Dans son fief électoral de Haute-Loire, un établissement comme La Chartreuse a par exemple bénéficié de plusieurs centaines de milliers d’euros pour sa modernisation (amphithéâtre, « learning lab »…), avec une bénédiction des locaux par un prêtre à la clé, à laquelle Laurent Wauquiez a participé, allant jusqu’à faire le signe de croix – un geste étonnant pour ce chantre d’une stricte laïcité.

Financer l’entre-soi et parfois les dérives

« On est dans la déclinaison d’un clientélisme permanent et dans une préférence assumée pour l’entre-soi », résume son opposante Najat Vallaud-Belkacem, présidente du groupe Socialiste, écologiste et démocrate à la région. Cette ancienne ministre de l’éducation nationale sous François Hollande pointe « un surinvestissement pour le privé, pendant que des lycées publics manquent d’entretien ». Alors que la région a refusé toute commission d’enquête sur le sujet, elle dénonce « un manque total de transparence sur les chiffres qui pose un problème démocratique ».

Illustration 4
Devant le lycée privé des Chartreux à Lyon. © Photo Soudan / Andbz / Abaca

 

Ancien ministre socialiste de l’éducation, lui aussi, Benoît Hamon rappelle que « les principaux postes budgétaires d’un lycée privé sont déjà couverts ! Et on donne encore la possibilité aux régions de contribuer à leur agrandissement ou leur modernisation… On ne va plus pouvoir fermer les yeux sur cette asymétrie entre les moyens du privé et le peu d’obligations qui lui sont assignées en contrepartie ».

Certaines « rallonges » étonnent d’autant plus qu’elles profitent à des lycées catholiques problématiques. À Paris, l’établissement Stanislas, visé par un rapport accablant de l’inspection générale de l’éducation nationale pointant des dérives sexistes ou homophobes, a empoché 1,5 million d’euros de « bonus » en huit ans. De quoi améliorer le confort d’une « maison » qui possède déjà sept gymnases, deux murs d’escalade et deux piscines… Et ce, alors que des enseignant·es des lycées publics d’Île-de-France dénoncent des classes sans bureau, de la moisissure sur les murs, des toilettes sans plafond.

À Compiègne (Oise), le lycée Jean-Paul-II, sous le coup d’une enquête préliminaire ouverte le 10 juin pour « diffamation », « injure » et « provocation publique à la haine et la discrimination » (déclenchée par un signalement du rectorat et une plainte après les révélations notamment de Mediapart en 2023), clôturée et en cours d’analyse selon le parquet de Compiègne, a quand même bénéficié de près d’un demi-million d’euros de la région Hauts-de-France la même année pour la rénovation d’un bâtiment, ainsi que d’aides pour des équipements numériques. 
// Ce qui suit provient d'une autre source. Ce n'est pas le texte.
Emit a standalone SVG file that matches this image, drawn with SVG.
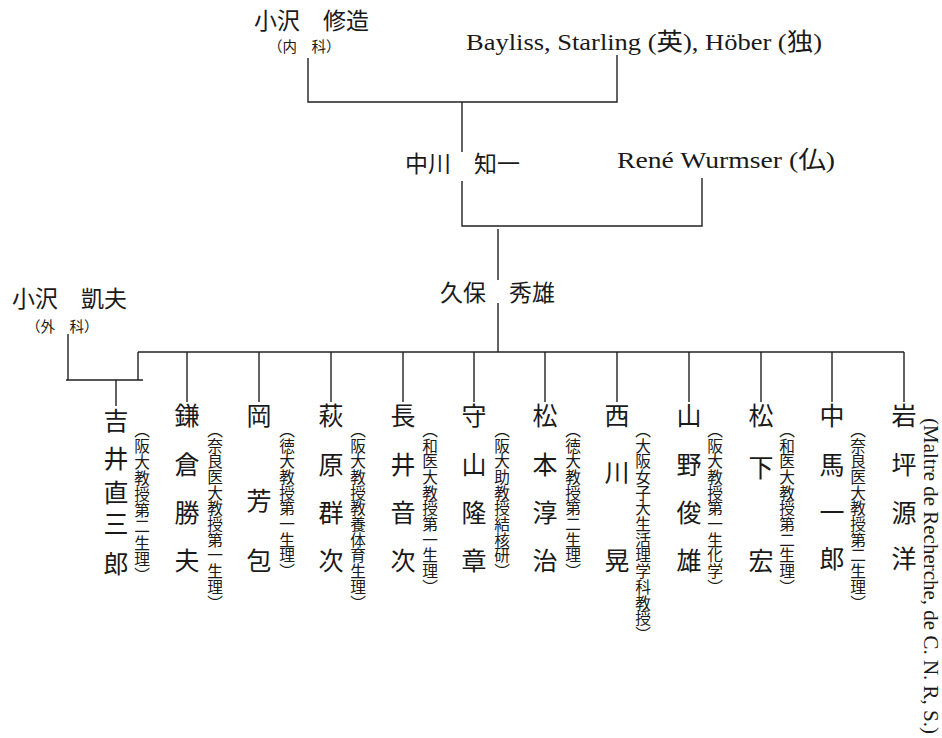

La priorité doit aller aux établissements publics qui n’ont comme sources de financement que la région et l’État.

Michaël Weber, président du groupe La Gauche solidaire et écologiste dans la région Grand Est

Dans les Pyrénées-Atlantiques, une centaine d’anciens élèves de Notre-Dame de Bétharram (rebaptisée Beau-Rameau) ont récemment déposé plainte pour des violences, notamment sexuelles, commises entre les années 1960 et 2000, ébranlant une institution que 142 000 euros de subventions « facultatives » sont venus arroser depuis 2016. Mais au motif que « le pilotage actuel de l’établissement n’est pas mis en cause », la région Nouvelle-Aquitaine (gauche) n’envisage pas de fermer le robinet.

Un sursaut tout de même ? La même collectivité indique qu’après une enquête de Libération sur l’Immaculée-Conception de Pau, le plus grand établissement privé sous contrat du Béarn, « il a été décidé de conditionner les subventions au résultat d’un rapport d’inspection ». Il serait grand temps : en huit ans, ce lycée cossu du centre-ville a profité de plus d’un million d’euros de « bonus », d’après nos calculs.
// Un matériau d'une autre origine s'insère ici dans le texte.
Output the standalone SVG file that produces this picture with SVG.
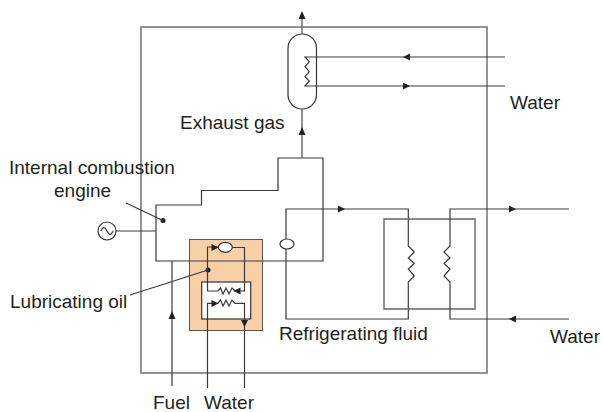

Quoi qu’il en soit, dans certaines régions de droite, des élus de gauche s’opposent désormais systématiquement à ces subventions « facultatives ». C’est le cas de Michaël Weber, président du groupe La Gauche solidaire et écologiste dans la région Grand Est : « Nous faisons une exception pour les maisons familiales rurales [qui offrent des formations aux métiers agricoles – ndlr], mais pour le reste, c’est une position de principe. Privé et public ne jouent pas avec les mêmes armes, la priorité doit aller aux établissements publics qui n’ont comme sources de financement que la région et l’État. »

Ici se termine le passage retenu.